Your task
Restate, exactly and without pictures, the lines from the start of the listing below through the line holding "300, 350, 400];".

┄┄┄┄┄┄┄┄┄┄

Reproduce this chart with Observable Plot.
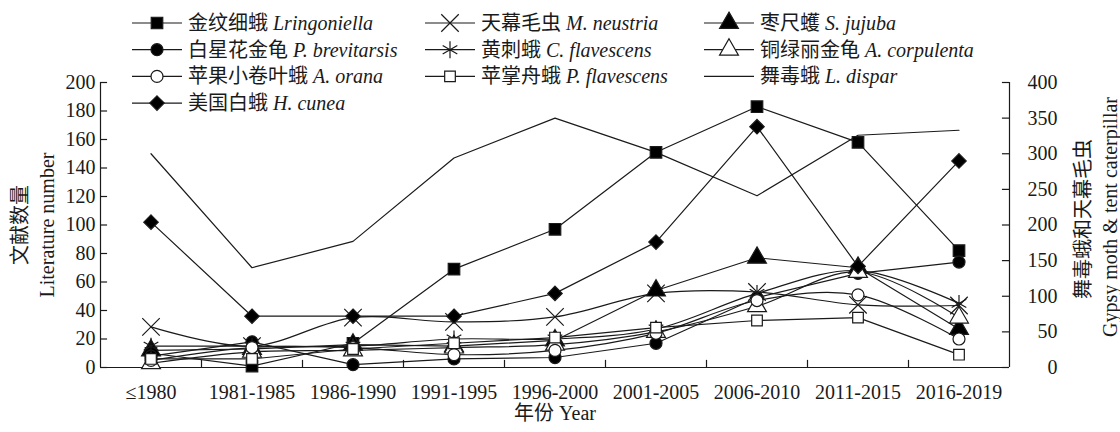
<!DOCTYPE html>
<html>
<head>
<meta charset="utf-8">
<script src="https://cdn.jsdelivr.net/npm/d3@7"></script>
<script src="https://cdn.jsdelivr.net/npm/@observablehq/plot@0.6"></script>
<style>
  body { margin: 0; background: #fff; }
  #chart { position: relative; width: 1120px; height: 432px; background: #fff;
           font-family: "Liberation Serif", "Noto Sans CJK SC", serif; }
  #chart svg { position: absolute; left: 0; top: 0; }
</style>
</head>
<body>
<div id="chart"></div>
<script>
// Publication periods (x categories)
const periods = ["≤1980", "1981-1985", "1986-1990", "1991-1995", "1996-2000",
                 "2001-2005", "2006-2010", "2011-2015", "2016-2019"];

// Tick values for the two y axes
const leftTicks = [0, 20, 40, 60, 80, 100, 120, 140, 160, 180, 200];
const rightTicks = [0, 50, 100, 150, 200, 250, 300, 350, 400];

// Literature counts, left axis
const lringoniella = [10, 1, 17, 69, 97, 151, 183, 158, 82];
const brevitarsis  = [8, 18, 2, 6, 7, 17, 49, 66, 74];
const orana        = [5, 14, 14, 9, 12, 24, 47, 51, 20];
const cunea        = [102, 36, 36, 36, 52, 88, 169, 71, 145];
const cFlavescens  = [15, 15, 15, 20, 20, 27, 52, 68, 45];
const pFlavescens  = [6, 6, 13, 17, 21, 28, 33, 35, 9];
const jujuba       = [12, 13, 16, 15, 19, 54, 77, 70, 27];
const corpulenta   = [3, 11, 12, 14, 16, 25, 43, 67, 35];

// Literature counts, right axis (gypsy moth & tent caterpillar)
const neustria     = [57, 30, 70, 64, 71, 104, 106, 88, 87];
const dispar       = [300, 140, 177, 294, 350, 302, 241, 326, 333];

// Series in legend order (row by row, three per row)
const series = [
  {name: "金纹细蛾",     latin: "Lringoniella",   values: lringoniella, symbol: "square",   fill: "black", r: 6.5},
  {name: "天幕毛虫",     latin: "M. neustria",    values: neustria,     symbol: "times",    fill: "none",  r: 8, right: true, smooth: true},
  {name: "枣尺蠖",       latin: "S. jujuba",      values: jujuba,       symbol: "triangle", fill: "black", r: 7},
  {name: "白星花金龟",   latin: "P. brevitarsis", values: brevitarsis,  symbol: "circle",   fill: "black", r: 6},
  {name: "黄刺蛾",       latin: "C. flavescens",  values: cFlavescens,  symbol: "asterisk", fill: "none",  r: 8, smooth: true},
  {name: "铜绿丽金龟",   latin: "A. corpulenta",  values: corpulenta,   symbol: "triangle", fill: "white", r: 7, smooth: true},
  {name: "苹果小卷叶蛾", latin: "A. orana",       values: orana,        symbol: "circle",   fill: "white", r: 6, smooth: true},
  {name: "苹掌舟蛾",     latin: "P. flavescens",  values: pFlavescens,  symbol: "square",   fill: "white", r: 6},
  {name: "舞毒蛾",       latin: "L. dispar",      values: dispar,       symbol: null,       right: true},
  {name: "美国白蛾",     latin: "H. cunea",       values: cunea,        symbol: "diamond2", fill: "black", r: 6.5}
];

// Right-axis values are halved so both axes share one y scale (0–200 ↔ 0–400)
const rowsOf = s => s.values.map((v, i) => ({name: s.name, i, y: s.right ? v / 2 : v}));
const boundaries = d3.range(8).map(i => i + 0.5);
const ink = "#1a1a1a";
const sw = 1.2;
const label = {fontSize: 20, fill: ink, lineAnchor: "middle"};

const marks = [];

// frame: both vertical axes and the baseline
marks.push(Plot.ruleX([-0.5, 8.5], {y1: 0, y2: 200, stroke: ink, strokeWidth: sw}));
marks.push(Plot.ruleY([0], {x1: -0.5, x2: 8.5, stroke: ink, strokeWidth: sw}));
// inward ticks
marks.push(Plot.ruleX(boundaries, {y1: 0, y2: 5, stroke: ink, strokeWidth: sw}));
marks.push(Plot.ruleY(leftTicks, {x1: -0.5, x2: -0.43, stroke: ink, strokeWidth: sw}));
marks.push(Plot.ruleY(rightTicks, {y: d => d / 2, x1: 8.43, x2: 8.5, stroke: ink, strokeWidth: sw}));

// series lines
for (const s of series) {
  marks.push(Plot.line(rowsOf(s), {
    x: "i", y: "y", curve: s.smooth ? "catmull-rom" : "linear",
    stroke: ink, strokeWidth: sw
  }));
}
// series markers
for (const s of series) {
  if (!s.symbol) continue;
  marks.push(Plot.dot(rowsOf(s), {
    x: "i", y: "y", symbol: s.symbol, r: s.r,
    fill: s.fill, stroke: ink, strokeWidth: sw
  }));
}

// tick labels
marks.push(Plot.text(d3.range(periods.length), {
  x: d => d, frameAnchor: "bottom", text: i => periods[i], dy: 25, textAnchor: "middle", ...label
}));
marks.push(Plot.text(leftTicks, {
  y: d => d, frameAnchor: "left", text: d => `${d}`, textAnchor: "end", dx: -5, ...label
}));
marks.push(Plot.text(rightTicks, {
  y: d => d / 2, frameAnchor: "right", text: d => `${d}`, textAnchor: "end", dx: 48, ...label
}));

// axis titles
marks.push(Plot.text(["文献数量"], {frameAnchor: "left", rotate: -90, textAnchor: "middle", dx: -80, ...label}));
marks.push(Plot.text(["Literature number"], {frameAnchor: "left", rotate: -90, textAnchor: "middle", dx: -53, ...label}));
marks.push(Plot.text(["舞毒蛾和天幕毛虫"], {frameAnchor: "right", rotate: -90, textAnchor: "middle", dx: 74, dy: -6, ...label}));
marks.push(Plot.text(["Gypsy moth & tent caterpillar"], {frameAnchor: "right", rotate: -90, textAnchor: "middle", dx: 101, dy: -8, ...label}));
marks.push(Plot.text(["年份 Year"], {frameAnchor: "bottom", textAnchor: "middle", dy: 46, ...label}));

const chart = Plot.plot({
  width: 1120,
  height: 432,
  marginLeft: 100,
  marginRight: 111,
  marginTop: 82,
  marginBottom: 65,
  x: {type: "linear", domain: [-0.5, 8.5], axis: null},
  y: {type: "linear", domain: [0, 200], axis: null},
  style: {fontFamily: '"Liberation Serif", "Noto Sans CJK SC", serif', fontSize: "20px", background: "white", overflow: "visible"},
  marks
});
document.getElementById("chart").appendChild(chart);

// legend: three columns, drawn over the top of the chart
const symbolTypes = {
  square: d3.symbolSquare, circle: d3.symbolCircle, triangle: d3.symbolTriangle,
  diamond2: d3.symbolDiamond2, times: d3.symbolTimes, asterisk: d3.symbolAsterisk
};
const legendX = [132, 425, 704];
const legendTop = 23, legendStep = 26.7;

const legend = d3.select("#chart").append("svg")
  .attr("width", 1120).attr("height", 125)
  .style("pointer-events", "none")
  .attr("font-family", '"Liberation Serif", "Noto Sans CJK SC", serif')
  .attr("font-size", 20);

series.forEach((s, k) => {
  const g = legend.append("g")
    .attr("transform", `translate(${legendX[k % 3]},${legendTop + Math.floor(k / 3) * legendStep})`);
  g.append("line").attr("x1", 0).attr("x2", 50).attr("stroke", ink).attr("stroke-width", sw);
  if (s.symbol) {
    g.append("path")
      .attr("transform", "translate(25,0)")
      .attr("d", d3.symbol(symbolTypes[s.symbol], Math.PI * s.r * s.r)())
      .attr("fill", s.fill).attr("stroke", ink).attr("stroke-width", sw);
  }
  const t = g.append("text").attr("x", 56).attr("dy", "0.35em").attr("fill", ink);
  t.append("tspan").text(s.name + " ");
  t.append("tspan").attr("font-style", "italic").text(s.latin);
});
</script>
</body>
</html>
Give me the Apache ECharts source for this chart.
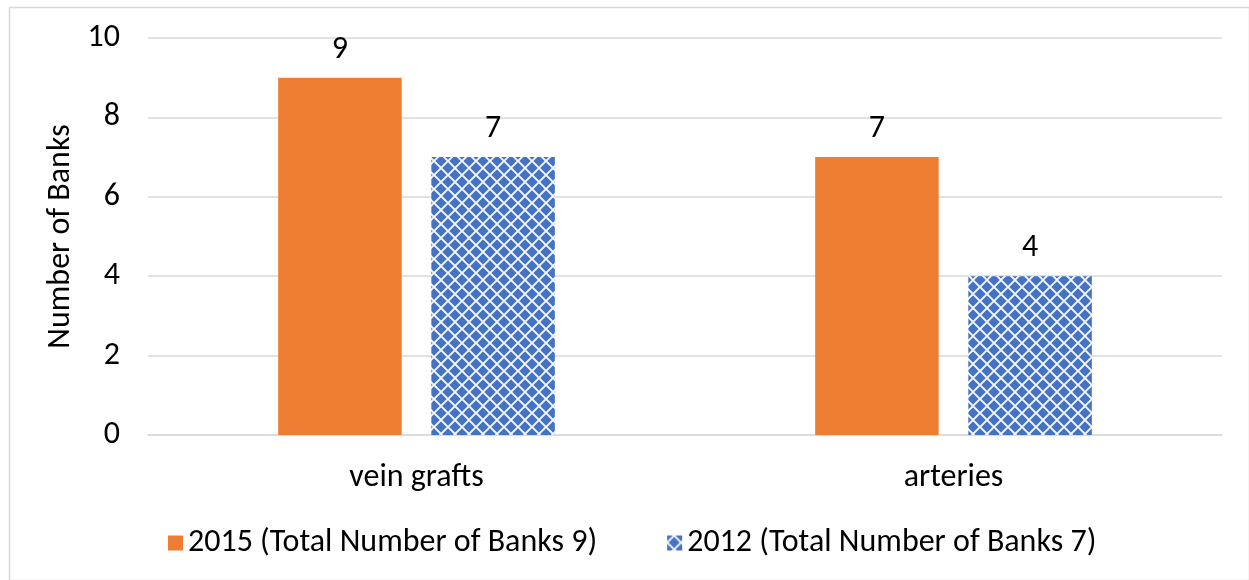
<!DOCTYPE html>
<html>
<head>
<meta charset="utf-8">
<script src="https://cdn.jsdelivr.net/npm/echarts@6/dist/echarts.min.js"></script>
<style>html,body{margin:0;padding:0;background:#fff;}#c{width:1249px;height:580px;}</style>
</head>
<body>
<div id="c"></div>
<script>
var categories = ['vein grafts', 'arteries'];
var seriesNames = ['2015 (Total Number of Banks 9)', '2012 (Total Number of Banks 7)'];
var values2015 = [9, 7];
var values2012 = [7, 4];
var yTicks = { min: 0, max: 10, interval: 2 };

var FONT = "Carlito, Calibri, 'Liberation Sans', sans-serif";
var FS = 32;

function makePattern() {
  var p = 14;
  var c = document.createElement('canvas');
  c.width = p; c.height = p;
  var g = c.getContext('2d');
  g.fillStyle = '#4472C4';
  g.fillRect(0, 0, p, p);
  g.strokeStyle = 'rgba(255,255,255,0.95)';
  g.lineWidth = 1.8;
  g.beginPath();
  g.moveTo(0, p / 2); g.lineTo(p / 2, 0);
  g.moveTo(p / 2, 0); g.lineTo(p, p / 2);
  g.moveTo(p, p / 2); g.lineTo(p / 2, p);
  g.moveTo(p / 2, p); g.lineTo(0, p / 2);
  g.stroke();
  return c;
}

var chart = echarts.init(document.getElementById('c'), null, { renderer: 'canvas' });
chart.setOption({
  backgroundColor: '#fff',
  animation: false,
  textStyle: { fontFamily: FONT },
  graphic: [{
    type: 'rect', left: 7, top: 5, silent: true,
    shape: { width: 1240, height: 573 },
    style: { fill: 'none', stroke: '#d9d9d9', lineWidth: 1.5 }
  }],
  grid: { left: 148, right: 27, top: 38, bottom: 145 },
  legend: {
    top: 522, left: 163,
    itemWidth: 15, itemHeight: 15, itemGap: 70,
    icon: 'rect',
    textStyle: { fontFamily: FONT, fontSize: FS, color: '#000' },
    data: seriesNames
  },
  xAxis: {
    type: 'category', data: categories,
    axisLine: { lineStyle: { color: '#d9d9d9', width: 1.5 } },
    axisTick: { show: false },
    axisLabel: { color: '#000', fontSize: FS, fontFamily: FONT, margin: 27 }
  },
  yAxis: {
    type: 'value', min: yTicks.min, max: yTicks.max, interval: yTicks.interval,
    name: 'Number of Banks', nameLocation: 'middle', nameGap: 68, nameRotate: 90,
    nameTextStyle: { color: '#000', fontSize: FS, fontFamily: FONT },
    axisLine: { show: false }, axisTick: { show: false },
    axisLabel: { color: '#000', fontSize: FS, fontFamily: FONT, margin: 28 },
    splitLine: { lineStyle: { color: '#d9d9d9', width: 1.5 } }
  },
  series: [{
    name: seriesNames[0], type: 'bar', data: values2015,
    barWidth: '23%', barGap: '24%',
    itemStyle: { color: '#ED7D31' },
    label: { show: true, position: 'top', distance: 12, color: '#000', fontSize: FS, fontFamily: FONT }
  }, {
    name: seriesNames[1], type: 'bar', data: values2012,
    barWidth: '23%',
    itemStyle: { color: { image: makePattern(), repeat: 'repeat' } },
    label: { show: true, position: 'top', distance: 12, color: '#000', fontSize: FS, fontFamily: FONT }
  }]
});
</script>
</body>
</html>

┄┄┄┄┄┄┄┄┄┄

Expected answer
Reproduce this chart with Observable Plot.
<!DOCTYPE html>
<html>
<head>
<meta charset="utf-8">
<script src="https://cdn.jsdelivr.net/npm/d3@7"></script>
<script src="https://cdn.jsdelivr.net/npm/@observablehq/plot@0.6"></script>
<style>
  body { margin: 0; background: #fff; }
  #chart { position: relative; width: 1120px; height: 432px; background: #fff;
           font-family: "Liberation Serif", "Noto Sans CJK SC", serif; }
  #chart svg { position: absolute; left: 0; top: 0; }
</style>
</head>
<body>
<div id="chart"></div>
<script>
// Publication periods (x categories)
const periods = ["≤1980", "1981-1985", "1986-1990", "1991-1995", "1996-2000",
                 "2001-2005", "2006-2010", "2011-2015", "2016-2019"];

// Tick values for the two y axes
const leftTicks = [0, 20, 40, 60, 80, 100, 120, 140, 160, 180, 200];
const rightTicks = [0, 50, 100, 150, 200, 250, 300, 350, 400];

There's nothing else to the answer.